- **JOB**: Gather, from the data below, each line in which the word "Give" occurs.

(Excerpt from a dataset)
^^^^^^^^

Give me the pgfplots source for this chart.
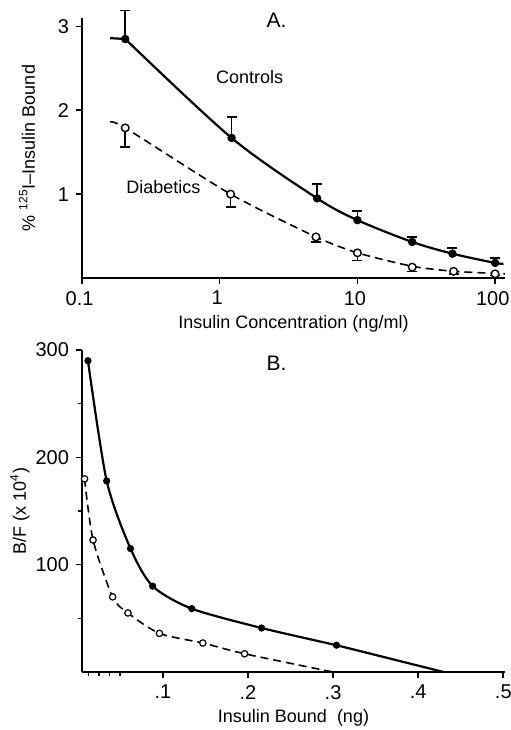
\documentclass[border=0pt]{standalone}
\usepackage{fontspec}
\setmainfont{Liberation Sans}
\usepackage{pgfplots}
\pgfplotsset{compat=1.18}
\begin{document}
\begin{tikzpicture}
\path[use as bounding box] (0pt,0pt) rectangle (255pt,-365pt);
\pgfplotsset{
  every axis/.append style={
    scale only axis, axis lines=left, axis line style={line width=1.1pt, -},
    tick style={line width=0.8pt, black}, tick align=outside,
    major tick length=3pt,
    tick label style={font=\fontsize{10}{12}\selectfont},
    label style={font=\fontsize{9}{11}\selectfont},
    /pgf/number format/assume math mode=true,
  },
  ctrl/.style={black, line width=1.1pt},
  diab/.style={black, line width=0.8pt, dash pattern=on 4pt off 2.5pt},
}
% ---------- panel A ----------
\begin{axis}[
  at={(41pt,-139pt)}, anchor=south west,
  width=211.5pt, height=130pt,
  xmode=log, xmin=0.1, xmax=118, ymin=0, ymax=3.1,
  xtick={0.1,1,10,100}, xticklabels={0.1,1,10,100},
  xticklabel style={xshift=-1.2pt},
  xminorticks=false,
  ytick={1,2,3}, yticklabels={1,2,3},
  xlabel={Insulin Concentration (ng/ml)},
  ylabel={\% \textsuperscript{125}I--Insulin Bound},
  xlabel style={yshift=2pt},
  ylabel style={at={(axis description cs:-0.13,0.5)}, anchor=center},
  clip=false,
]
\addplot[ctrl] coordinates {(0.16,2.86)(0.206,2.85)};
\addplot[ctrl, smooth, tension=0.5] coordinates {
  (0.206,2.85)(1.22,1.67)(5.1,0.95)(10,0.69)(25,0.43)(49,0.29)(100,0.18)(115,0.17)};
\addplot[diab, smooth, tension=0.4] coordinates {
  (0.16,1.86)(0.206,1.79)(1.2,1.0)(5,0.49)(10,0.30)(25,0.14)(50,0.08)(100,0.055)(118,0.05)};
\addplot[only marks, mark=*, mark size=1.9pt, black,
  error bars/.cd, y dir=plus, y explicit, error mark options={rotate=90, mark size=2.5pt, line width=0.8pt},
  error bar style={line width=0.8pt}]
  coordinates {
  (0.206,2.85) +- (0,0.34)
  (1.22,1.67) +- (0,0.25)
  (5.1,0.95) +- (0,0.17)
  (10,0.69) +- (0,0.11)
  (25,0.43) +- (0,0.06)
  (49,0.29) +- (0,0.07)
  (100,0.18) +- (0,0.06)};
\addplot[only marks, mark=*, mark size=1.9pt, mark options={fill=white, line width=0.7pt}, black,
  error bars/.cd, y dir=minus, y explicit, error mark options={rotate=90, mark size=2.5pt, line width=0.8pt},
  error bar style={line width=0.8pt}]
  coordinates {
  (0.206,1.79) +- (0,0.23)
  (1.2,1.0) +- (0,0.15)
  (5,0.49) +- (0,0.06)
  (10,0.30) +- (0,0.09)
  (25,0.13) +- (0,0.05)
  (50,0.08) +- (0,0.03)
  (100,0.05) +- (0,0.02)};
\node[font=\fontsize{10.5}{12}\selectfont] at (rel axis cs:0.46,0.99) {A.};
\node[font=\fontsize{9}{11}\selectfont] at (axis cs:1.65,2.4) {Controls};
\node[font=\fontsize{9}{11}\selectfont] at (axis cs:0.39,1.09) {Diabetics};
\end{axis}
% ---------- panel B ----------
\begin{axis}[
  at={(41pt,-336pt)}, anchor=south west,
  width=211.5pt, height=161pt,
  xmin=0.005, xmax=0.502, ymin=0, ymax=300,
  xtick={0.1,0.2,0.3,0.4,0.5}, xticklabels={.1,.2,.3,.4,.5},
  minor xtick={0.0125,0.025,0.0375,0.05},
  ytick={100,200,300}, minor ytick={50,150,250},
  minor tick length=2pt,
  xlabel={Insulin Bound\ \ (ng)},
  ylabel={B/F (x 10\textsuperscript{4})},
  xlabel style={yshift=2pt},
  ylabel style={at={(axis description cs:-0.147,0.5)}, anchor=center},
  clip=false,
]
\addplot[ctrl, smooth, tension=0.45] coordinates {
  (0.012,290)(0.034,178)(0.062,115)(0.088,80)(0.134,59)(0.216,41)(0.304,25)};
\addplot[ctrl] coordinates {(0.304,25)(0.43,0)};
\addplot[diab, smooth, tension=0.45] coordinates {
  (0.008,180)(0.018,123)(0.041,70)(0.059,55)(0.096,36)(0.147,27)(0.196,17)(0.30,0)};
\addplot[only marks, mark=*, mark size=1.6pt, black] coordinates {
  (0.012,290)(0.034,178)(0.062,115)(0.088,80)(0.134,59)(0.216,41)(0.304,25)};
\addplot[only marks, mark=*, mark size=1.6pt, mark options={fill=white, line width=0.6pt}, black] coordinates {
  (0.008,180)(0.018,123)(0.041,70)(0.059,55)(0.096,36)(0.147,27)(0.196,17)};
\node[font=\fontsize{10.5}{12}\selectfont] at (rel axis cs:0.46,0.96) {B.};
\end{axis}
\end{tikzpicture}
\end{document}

^^^^^^^^

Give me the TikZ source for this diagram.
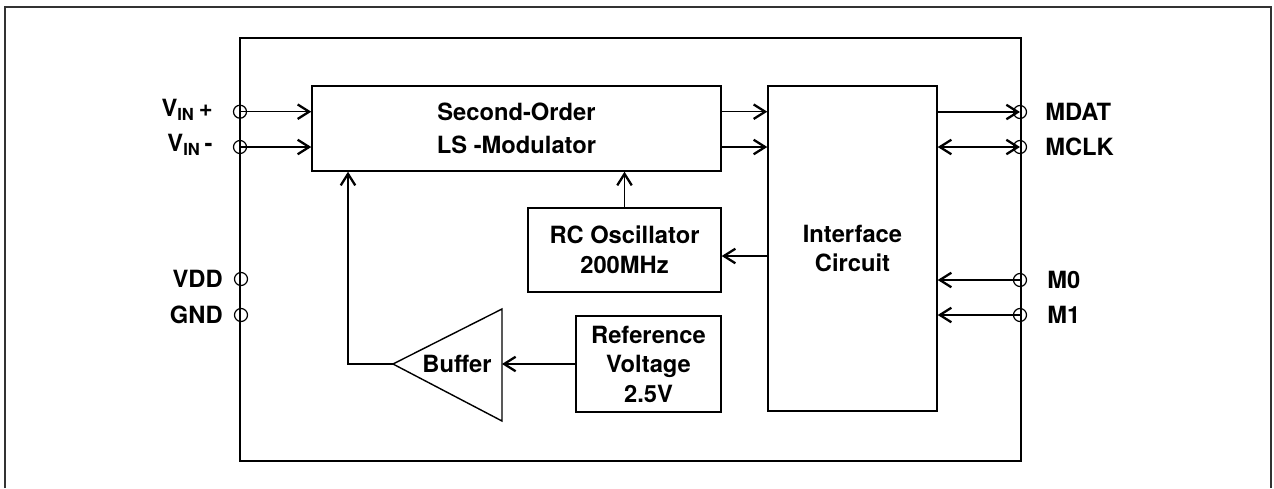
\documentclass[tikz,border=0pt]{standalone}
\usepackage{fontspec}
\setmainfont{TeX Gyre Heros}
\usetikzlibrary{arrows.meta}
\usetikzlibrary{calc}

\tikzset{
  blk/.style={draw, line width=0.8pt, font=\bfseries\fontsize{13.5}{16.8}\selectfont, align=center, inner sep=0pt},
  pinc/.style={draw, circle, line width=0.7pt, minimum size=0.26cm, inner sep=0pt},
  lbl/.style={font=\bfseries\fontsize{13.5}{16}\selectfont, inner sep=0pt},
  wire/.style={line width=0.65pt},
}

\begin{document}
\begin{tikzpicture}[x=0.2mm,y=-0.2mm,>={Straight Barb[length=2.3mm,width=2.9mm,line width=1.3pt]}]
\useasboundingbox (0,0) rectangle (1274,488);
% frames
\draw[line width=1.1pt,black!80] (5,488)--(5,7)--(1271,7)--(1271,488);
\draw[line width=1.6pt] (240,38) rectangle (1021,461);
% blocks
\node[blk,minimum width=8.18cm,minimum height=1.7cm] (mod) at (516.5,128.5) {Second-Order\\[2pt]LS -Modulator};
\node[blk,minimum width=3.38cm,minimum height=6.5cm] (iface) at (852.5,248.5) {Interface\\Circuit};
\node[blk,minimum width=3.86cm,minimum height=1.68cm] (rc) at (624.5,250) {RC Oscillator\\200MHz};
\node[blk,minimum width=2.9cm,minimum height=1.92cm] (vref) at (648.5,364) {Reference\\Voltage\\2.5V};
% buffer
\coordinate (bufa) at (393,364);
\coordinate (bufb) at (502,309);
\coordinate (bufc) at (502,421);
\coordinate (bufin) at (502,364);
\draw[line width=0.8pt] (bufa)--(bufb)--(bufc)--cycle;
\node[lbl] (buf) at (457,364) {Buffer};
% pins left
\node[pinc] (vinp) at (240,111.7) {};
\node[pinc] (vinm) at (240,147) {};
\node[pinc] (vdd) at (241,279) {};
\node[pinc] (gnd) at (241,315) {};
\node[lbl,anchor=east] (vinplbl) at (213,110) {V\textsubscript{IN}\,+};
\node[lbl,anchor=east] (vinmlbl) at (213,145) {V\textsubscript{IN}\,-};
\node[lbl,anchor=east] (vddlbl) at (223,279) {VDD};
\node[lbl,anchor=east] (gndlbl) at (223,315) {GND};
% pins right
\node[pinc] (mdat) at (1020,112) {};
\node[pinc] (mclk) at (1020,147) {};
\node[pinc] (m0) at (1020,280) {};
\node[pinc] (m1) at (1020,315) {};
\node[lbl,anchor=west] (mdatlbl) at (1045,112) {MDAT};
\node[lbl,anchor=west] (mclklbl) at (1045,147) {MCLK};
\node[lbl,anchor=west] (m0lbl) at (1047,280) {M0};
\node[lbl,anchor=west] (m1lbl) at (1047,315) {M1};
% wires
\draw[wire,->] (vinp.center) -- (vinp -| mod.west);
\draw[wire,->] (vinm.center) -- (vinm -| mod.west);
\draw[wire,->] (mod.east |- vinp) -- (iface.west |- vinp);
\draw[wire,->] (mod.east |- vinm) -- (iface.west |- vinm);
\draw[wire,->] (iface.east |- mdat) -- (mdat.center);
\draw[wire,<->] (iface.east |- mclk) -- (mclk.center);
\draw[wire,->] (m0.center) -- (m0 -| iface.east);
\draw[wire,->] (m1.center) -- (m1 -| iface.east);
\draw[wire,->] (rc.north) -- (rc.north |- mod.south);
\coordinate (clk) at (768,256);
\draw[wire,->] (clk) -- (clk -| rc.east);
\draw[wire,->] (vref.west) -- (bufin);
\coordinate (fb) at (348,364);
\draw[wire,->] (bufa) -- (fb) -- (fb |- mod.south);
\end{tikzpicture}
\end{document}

^^^^^^^^

- **TASK OUTPUT**:
Give me the pgfplots source for this chart.
Give me the TikZ source for this diagram.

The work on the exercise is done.